Constitutive heterochromatin – a one-way street to H3-K9 tri-methylation?

Unlike euchromatin, constitutive heterochromatin lacks apparent transcription units, and instead contains arrays of satellite repeats (Karpen and Allshire, 1997; Csink and Henikoff, 1998). Such repeats appear to give rise – through the RNAi machinery – to small heterochromatic RNAs (shRNAs) (Volpe et al., 2002; Hall et al., 2002; Partridge et al., 2002; Mochizuki et al., 2002; Taverna et al., 2002). These or other RNAs (Maison et al., 2002) might pair with the underlying DNA sequences and bind to chromodomain-like adaptor proteins (Akhtar et al., 2000a) that could recruit Su(var)3-9-related HMTases (Jenuwein, 2002). The H3-K9 methylation signal would then be stabilised and propagated by `interlocking' HP1 molecules to form an extended heterochromatic domain (Nakayama et al., 2001; Hall et al., 2002). Furthermore, H3-K9 methylation can trigger DNA methylation in Neurospora crassa (Tamaru and Selker, 2001) and Arabidopsis thaliana (Jackson et al., 2002), and a similar pathway directs DNA methylation at pericentric satellite repeats in mammals (B. Lehnertz, Y. Ueda, A. A. Derijck et al., unpublished). The combination of histone- and DNA-methylation systems (Fahrner et al., 2002; Nguyen et al., 2002; Fuks et al., 2003) probably stabilises silent chromatin domains, safe-guarding gene expression programmes and protecting genome integrity.

Pericentric heterochromatin is enriched in tri-methylated H3-K9. This profile is selectively abolished upon disruption of Suv39h HMTases, whereas centromeric regions display Suv39h-independent H3-K9 di-methylation (A. H. Peters, S. Kubicek, L. Perez-Burgos et al., unpublished). Interestingly, in Suv39h dn cells, pericentric heterochromatin exhibits significant H3-K9 mono-methylation (A. H. Peters, S. Kubicek, L. Perez-Burgos et al., unpublished). Suv39h HMTases are thus tri-methylating enzymes that can convert intermediary methylation states (mono- or di-methylation) into the apparently more stable tri-methylation end state. Regional H3-K9 tri-methylation at transcriptionally inert chromatin domains therefore appears to be a robust hallmark of constitutive heterochromatin.
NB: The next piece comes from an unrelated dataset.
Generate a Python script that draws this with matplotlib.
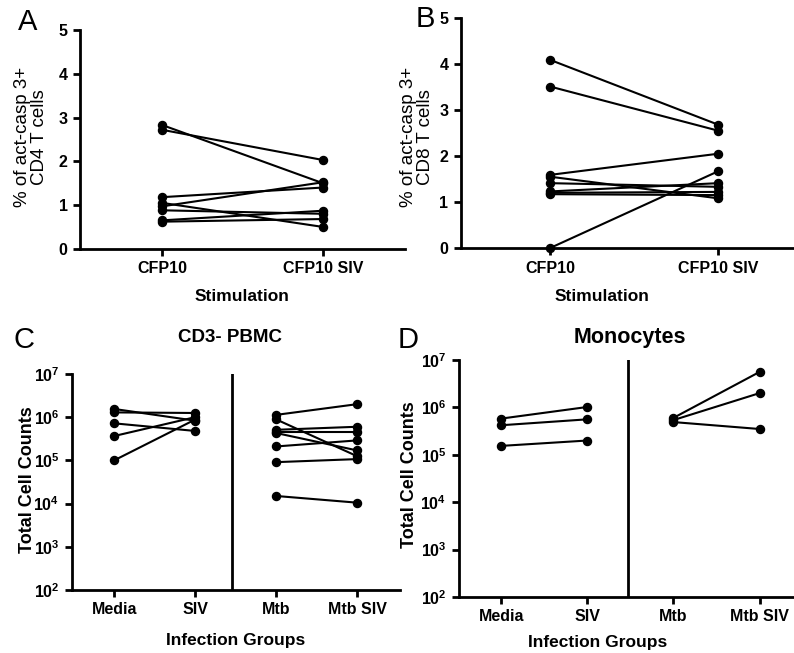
import numpy as np
import matplotlib
matplotlib.use('Agg')
import matplotlib.pyplot as plt

plt.rcParams['font.family'] = ['Liberation Sans', 'DejaVu Sans']
plt.rcParams['mathtext.fontset'] = 'custom'
plt.rcParams['mathtext.rm'] = 'Liberation Sans'
plt.rcParams['mathtext.bf'] = 'Liberation Sans:bold'

# A / B: % act-casp 3+ T cells, paired CFP10 vs CFP10 SIV
stim_labels = ['CFP10', 'CFP10 SIV']
cd4_cfp10 = [2.83, 2.72, 1.18, 0.97, 1.05, 0.88, 0.65, 0.62]
cd4_cfp10_siv = [1.50, 2.03, 1.40, 1.52, 0.50, 0.80, 0.87, 0.68]
cd8_cfp10 = [4.09, 3.51, 1.59, 1.55, 1.41, 1.23, 1.20, 1.17, 0.0]
cd8_cfp10_siv = [2.68, 2.55, 2.05, 1.08, 1.33, 1.41, 1.22, 1.15, 1.67]

# C / D: total cell counts per infection group
group_labels = ['Media', 'SIV', 'Mtb', 'Mtb SIV']
pbmc_media = [1.55e6, 1.29e6, 7.2e5, 3.66e5, 1.0e5]
pbmc_siv = [8.3e5, 1.25e6, 4.8e5, 1.0e6, 8.8e5]
pbmc_mtb = [1.13e6, 8.9e5, 5.1e5, 4.6e5, 4.3e5, 2.1e5, 9.1e4, 1.5e4]
pbmc_mtb_siv = [2.0e6, 1.25e5, 6.0e5, 4.6e5, 1.7e5, 2.9e5, 1.07e5, 1.05e4]
mono_media = [5.8e5, 4.2e5, 1.54e5]
mono_siv = [1.02e6, 5.6e5, 2.0e5]
mono_mtb = [6.0e5, 5.4e5, 4.9e5]
mono_mtb_siv = [5.6e6, 2.0e6, 3.5e5]

fig = plt.figure(figsize=(7.94, 6.53), dpi=100)


def style(ax):
    for s in ['top', 'right']:
        ax.spines[s].set_visible(False)
    for s in ['left', 'bottom']:
        ax.spines[s].set_linewidth(2.0)
    ax.tick_params(width=2.0, length=5, labelsize=11.5, pad=4)
    ax.tick_params(axis='y', which='minor', length=0)


def pairs(ax, x0, x1, left, right):
    for a, b in zip(left, right):
        ax.plot([x0, x1], [a, b], '-o', color='k', lw=1.5, ms=5.8,
                clip_on=False, zorder=3)


def bold_ticks(ax):
    for lab in ax.get_xticklabels() + ax.get_yticklabels():
        lab.set_fontweight('bold')


# panel A
axA = fig.add_axes([0.1008, 0.619, 0.409, 0.335])
pairs(axA, 1, 2, cd4_cfp10, cd4_cfp10_siv)
axA.set_xlim(0.49, 2.51)
axA.set_ylim(0, 5)
axA.set_xticks([1, 2], stim_labels)
axA.set_yticks(range(6))
style(axA)
bold_ticks(axA)

# panel B
axB = fig.add_axes([0.5806, 0.6202, 0.4194, 0.3522])
pairs(axB, 1, 2, cd8_cfp10, cd8_cfp10_siv)
axB.set_xlim(0.47, 2.45)
axB.set_ylim(0, 5)
axB.set_xticks([1, 2], stim_labels)
axB.set_yticks(range(6))
style(axB)
bold_ticks(axB)

log_ticks = [10.0 ** k for k in range(2, 8)]
log_labels = [r'$\mathbf{10^{%d}}$' % k for k in range(2, 8)]

# panel C
axC = fig.add_axes([0.0907, 0.0965, 0.4131, 0.3308])
pairs(axC, 1, 2, pbmc_media, pbmc_siv)
pairs(axC, 3, 4, pbmc_mtb, pbmc_mtb_siv)
axC.axvline(2.46, color='k', lw=2.0)
axC.set_yscale('log')
axC.set_ylim(1e2, 1e7)
axC.set_xlim(0.48, 4.53)
axC.set_yticks(log_ticks, log_labels)
axC.set_xticks([1, 2, 3, 4], group_labels)
style(axC)
bold_ticks(axC)

# panel D
axD = fig.add_axes([0.578, 0.0858, 0.422, 0.3629])
pairs(axD, 1, 2, mono_media, mono_siv)
pairs(axD, 3, 4, mono_mtb, mono_mtb_siv)
axD.axvline(2.47, color='k', lw=2.0)
axD.set_yscale('log')
axD.set_ylim(1e2, 1e7)
axD.set_xlim(0.51, 4.4)
axD.set_yticks(log_ticks, log_labels)
axD.set_xticks([1, 2, 3, 4], group_labels)
style(axD)
bold_ticks(axD)

# labels placed in figure pixel space
W, H = 794, 653


def ftext(x, y, s, **kw):
    fig.text(x / W, 1 - y / H, s, ha='center', va='center', **kw)


ftext(28, 22, 'A', fontsize=21)
ftext(425, 19, 'B', fontsize=21)
ftext(24, 340, 'C', fontsize=21)
ftext(408, 340, 'D', fontsize=21)

ftext(31, 137, '% of act-casp 3+\nCD4 T cells', fontsize=13.5, rotation=90,
      linespacing=1.0)
ftext(417, 137, '% of act-casp 3+\nCD8 T cells', fontsize=13.5, rotation=90,
      linespacing=1.0)
ftext(27, 480, 'Total Cell Counts', fontsize=13, fontweight='bold',
      rotation=90)
ftext(410, 475, 'Total Cell Counts', fontsize=13, fontweight='bold',
      rotation=90)

ftext(242, 297, 'Stimulation', fontsize=12.5, fontweight='bold')
ftext(602, 297, 'Stimulation', fontsize=12.5, fontweight='bold')
ftext(236, 640, 'Infection Groups', fontsize=12.5, fontweight='bold')
ftext(598, 643, 'Infection Groups', fontsize=12.5, fontweight='bold')

ftext(230, 338, 'CD3- PBMC', fontsize=13.5, fontweight='bold')
ftext(630, 337, 'Monocytes', fontsize=15.5, fontweight='bold')

fig.savefig('out.png', dpi=100)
The above examples highlight the exquisite complexity and coding potential of histone lysine methylation in epigenetic control. Position- and state-specific methylation antibodies (Santos-Rosa et al., 2002) (A. H. Peters, S. Kubicek, L. Perez-Burgos et al., unpublished) and the solved 3D-structures of several SET domain enzymes (Trievel et al., 2002; Wilson et al., 2002; Zhang et al., 2002; Jacobs et al., 2002; Min et al., 2002) have started to reveal the functions of mono- (SET7/9; Xiao et al., 2003), di- [G9a (Tachibana et al., 2002) (A. H. Peters, S. Kubicek, L. Perez-Burgos et al., unpublished)] and tri-methylating HMTases [Suv39h (A. H. Peters, S. Kubicek, L. Perez-Burgos et al., unpublished)]. Although the `rules of the road' highlighted in this poster focused on basic mechanisms of transcriptional regulation and chromosome organisation, histone lysine methylation probably affects most chromatin-templated processes – from cell proliferation and tumorigenesis (Varambally et al., 2002) to imprinting, X-inactivation, lineage commitment (Su et al., 2003), aging, stem cell plasticity and the epigenetic reprogramming of the genome.


We thank David Allis, Renato Paro, Tony Kouzarides, Neil Brockdorff, Steven Gamblin and Scott Lowe for helpful discussions and for allowing us to cite work prior to its publication. Research in T.J.'s laboratory is supported by the IMP through Boehringer Ingelheim and by funds from the Vienna Economy Promotion Fund (WWFF), an EU-network grant and the Austrian GEN-AU initiative.


  • This poster is dedicated to the memory of Alan Wolffe, an inspirational and integrative leader for the field of chromatin regulation and epigenetic control.